Many bottled water companies offer purified water. These companies use 1 to 10 different mechanical or chemical processes to purify the municipal tap water before bottling. One of the most common processes is RO, reverse osmosis. Industrial reverse osmosis does a great job of removing impurities, minerals and contaminants but we may be less familiar with the repercussions. Industrial RO systems can create a significant amount of waste water. To get 1 gallon of purified water they use 3 to 5 gallons of tap water. The brine or wastewater generated by reverse osmosis systems often contains concentrated levels of contaminants. If not properly handled, the disposal of this wastewater can have negative environmental impacts, particularly in large-scale industrial or desalination operations. With the increase of pure bottled water consumption this impacts our ability to utilize and converse water effectively.

The Role of Ions and Minerals

While some might think of impurities in water as harmful, many of these dissolved substances are actually beneficial. Water with a certain level of mineral content, such as calcium and magnesium, is referred to as "hard water." These minerals contribute to human health by providing essential nutrients. In contrast, water that is too pure—such as distilled water—lacks these beneficial ions and can even have a slightly acidic pH due to dissolved carbon dioxide from the air.

In industrial and scientific applications, ultra-pure water is sometimes necessary. Laboratories use extremely purified water for experiments to avoid contamination, but even in these environments, it’s nearly impossible to keep water completely free from dissolved ions for long.

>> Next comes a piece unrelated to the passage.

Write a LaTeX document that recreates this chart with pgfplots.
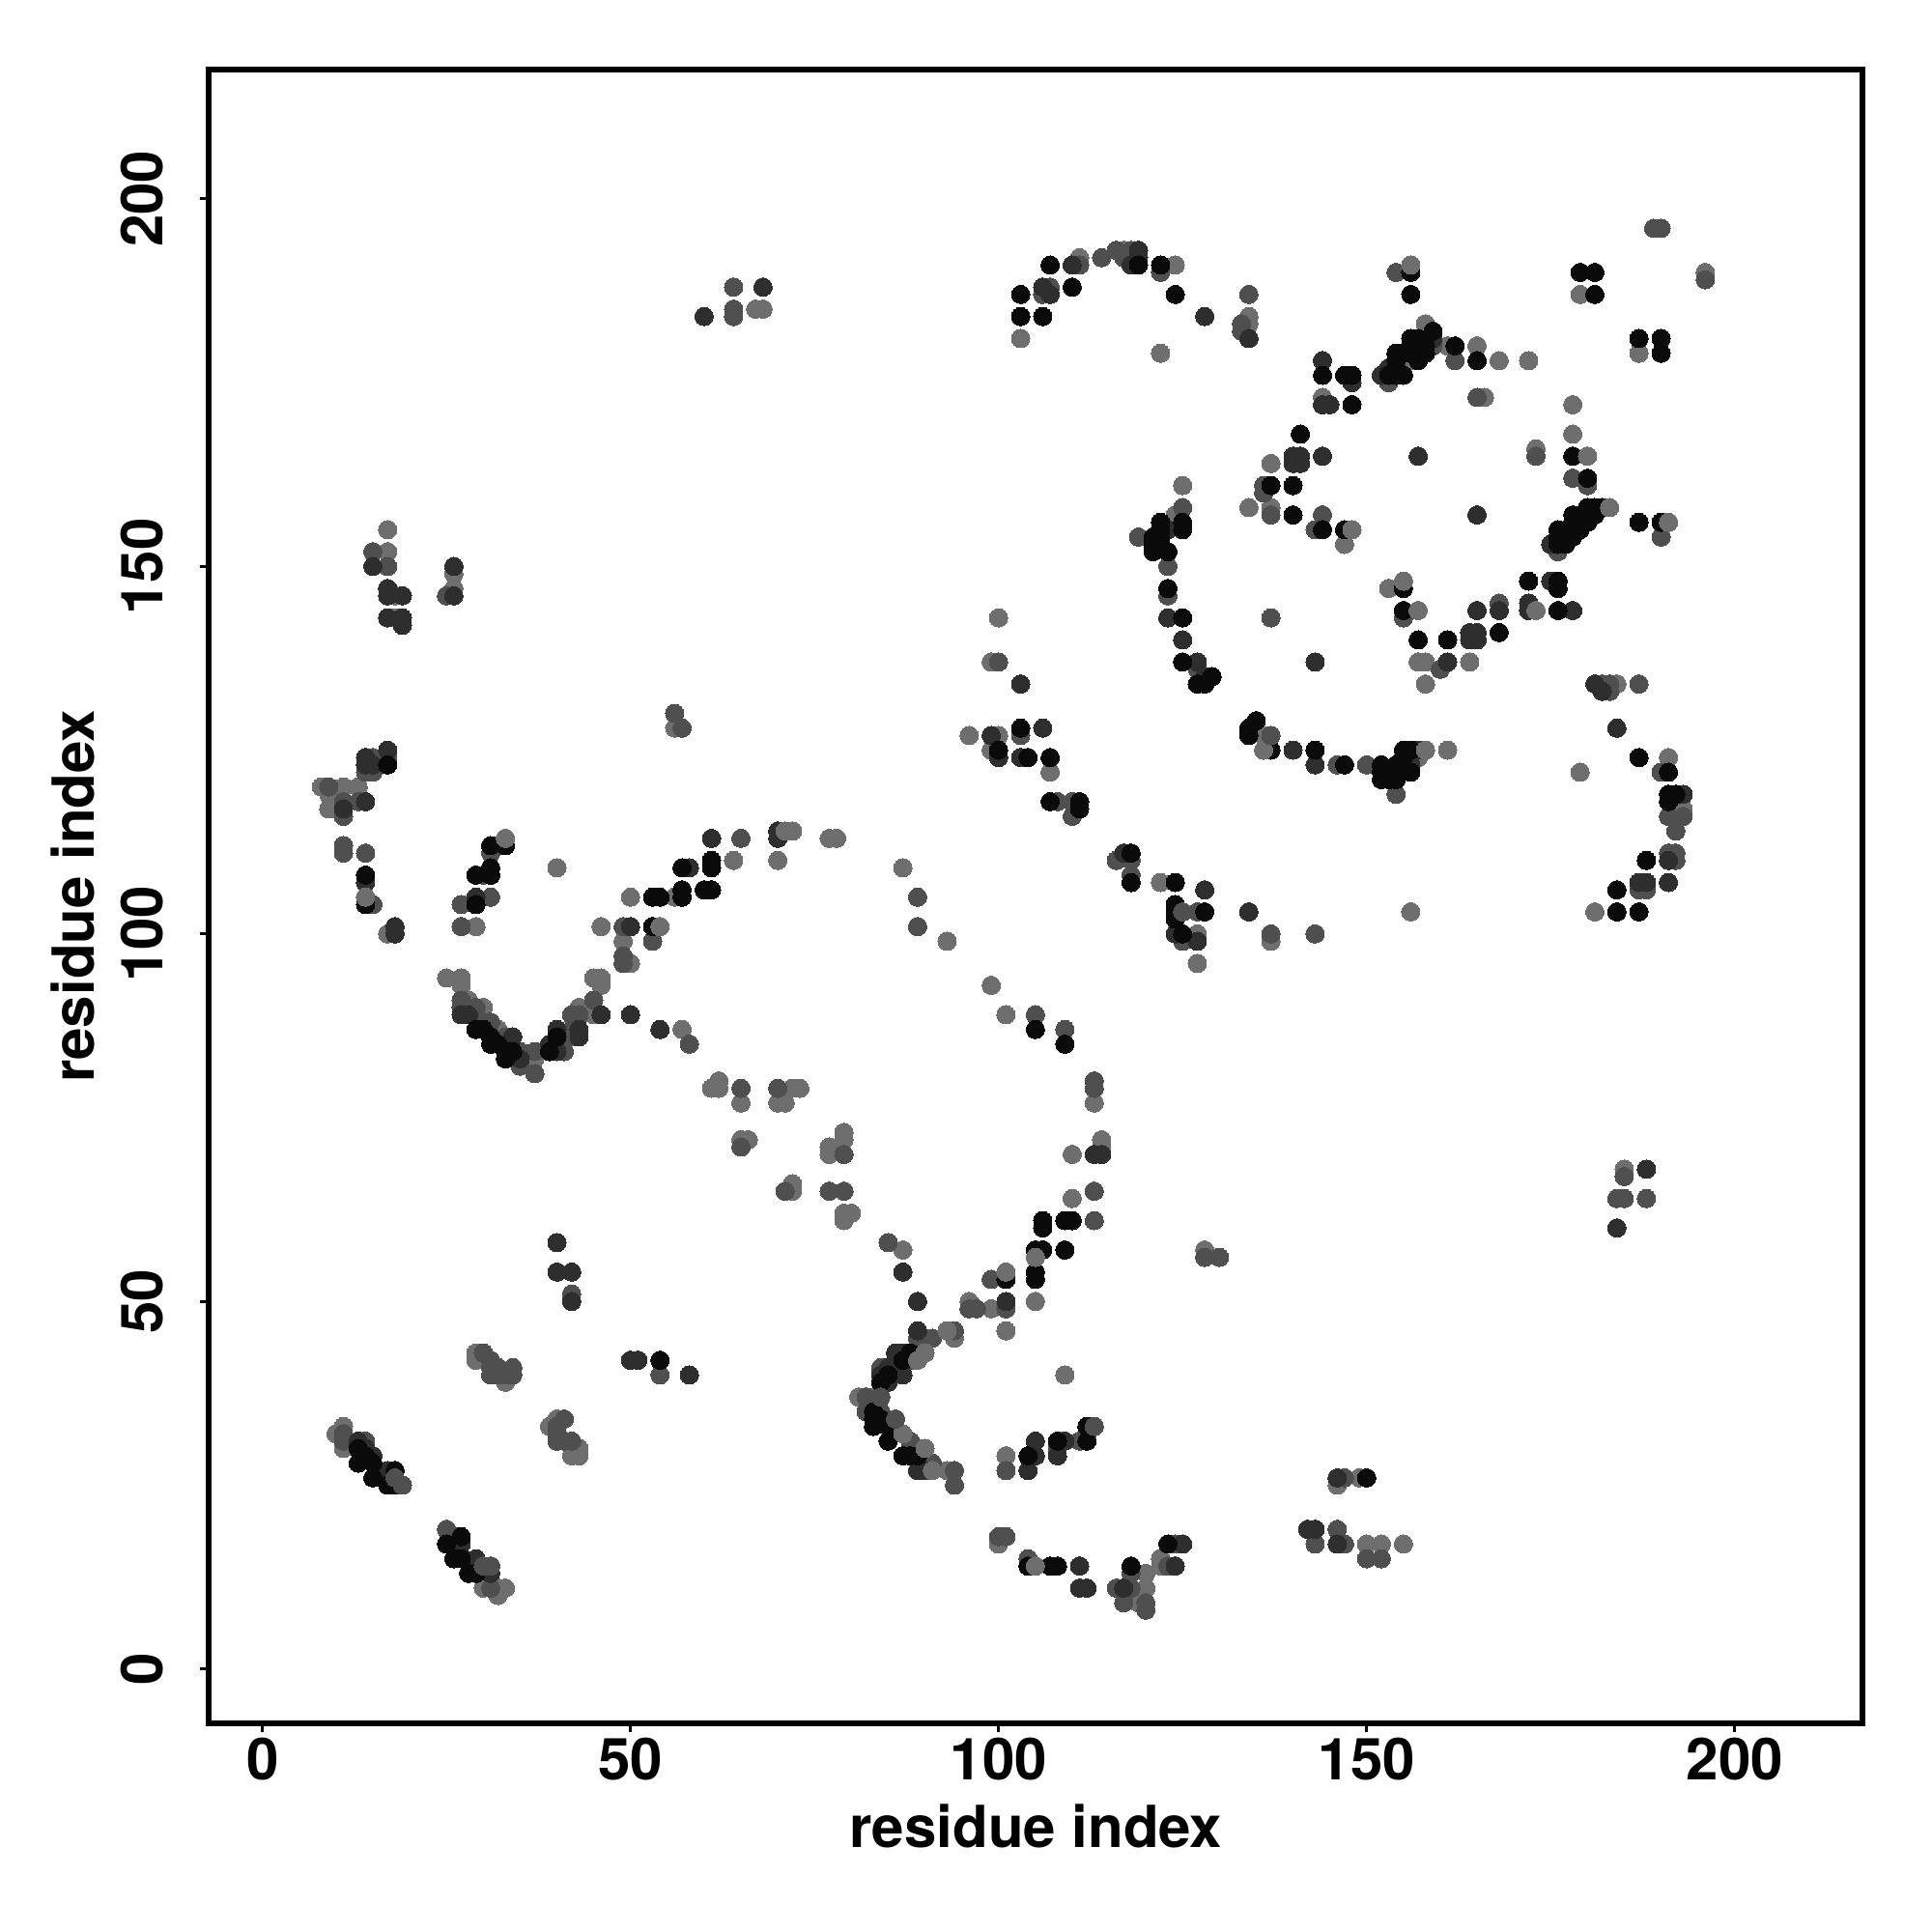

The quest for pure water is, in a sense, a battle against nature. Water’s molecular structure ensures that it will always interact with its surroundings, dissolving particles, ions, and molecules wherever it goes. While the idea of pure water is appealing, it’s important to recognize that water’s ability to dissolve other substances is one of its most vital properties. Whether in nature or in our bodies, water is meant to carry with it the materials that make life possible. True purity, as much as we might strive for it, remains an illusion.